Looking through the listing, how many of its lines hold the word "React"? Answer with only the number.
====== Dataset excerpt ======
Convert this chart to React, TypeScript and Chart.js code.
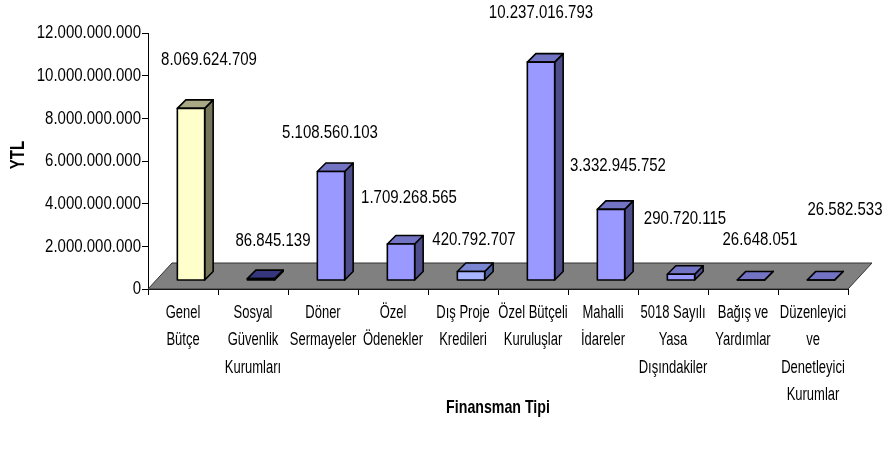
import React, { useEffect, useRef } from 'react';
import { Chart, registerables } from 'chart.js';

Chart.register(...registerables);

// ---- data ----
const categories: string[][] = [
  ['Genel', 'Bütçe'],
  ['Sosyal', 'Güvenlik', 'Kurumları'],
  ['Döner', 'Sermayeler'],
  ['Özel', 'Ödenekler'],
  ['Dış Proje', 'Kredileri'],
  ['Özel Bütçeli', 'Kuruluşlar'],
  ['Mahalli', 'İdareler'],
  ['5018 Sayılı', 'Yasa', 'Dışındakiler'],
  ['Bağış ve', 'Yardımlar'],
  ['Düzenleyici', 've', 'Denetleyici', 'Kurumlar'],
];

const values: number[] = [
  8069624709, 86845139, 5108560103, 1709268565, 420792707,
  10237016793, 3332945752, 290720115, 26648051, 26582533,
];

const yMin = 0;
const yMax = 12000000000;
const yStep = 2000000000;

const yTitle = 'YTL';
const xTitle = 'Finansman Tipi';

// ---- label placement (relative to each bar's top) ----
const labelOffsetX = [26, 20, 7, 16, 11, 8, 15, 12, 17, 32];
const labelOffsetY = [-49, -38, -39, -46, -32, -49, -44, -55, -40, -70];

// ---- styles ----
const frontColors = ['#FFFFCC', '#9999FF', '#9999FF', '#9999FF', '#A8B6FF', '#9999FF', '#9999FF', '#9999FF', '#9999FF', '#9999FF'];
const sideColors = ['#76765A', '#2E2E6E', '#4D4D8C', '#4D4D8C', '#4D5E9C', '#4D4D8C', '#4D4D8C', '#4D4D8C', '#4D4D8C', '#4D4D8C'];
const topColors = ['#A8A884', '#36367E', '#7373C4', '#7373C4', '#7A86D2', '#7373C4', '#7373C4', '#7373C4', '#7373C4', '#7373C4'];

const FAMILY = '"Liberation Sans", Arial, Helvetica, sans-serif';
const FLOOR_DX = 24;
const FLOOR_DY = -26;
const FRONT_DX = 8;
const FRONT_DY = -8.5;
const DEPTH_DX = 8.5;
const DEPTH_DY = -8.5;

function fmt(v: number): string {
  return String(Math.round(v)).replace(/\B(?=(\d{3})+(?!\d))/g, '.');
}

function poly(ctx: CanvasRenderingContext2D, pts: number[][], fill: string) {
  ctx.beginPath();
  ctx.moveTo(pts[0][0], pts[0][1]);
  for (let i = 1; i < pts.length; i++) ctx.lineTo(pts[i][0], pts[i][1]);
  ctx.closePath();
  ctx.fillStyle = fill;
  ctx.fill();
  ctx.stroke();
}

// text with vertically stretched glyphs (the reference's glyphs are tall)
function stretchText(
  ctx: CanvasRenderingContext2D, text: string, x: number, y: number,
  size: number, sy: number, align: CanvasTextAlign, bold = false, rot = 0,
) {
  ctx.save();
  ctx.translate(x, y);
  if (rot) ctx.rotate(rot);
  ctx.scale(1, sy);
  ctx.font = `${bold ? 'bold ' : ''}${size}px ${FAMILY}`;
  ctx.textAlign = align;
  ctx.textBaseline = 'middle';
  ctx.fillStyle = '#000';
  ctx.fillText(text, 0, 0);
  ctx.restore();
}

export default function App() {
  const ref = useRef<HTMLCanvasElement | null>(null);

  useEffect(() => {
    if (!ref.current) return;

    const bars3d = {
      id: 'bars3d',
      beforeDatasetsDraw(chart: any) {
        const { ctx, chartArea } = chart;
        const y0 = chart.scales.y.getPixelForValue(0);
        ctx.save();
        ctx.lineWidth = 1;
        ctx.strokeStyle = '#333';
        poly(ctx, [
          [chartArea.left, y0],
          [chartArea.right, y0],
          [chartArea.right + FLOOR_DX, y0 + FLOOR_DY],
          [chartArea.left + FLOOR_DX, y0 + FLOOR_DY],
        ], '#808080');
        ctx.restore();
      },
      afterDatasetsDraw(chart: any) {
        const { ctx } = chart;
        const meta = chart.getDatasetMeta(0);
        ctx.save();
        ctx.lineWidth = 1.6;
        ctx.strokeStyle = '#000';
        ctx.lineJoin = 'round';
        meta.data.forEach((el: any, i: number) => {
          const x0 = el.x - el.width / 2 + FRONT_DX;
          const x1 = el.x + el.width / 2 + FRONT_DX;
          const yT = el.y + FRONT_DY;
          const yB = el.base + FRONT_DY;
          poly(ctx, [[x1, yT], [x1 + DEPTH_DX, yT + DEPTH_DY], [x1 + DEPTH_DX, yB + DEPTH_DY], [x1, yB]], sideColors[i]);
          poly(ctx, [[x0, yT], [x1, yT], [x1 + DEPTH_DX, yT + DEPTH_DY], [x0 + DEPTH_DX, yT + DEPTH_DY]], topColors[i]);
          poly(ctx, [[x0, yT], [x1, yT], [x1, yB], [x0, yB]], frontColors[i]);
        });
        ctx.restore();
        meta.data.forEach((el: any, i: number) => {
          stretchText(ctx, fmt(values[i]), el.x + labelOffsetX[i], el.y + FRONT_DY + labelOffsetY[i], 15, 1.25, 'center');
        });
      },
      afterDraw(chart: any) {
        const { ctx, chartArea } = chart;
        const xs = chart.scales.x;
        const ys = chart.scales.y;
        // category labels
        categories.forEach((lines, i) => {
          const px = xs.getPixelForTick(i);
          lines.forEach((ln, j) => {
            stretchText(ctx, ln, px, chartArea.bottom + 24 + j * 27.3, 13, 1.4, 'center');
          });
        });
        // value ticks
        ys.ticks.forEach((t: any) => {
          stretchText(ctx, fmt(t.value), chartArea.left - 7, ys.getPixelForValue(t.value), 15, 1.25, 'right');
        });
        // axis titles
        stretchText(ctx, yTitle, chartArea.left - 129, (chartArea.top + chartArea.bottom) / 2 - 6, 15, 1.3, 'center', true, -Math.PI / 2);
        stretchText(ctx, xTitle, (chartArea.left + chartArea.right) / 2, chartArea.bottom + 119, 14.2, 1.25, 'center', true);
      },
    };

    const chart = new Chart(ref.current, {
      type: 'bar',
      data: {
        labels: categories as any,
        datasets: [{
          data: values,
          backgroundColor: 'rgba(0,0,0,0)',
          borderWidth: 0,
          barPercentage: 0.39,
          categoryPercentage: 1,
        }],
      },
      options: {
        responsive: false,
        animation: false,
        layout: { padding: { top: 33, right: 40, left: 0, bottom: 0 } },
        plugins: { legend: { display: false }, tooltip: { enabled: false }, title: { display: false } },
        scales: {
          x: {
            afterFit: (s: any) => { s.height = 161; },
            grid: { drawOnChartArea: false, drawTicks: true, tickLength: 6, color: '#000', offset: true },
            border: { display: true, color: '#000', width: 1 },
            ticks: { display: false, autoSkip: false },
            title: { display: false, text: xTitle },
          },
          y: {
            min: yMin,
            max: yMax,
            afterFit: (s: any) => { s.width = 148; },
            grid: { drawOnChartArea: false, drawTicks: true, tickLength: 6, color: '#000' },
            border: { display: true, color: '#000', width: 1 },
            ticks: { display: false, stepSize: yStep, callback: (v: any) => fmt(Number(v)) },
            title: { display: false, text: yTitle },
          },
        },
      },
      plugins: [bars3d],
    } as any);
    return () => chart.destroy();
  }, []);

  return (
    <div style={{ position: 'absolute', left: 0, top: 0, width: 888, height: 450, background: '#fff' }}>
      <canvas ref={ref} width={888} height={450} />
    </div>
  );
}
======
Output of the task:
2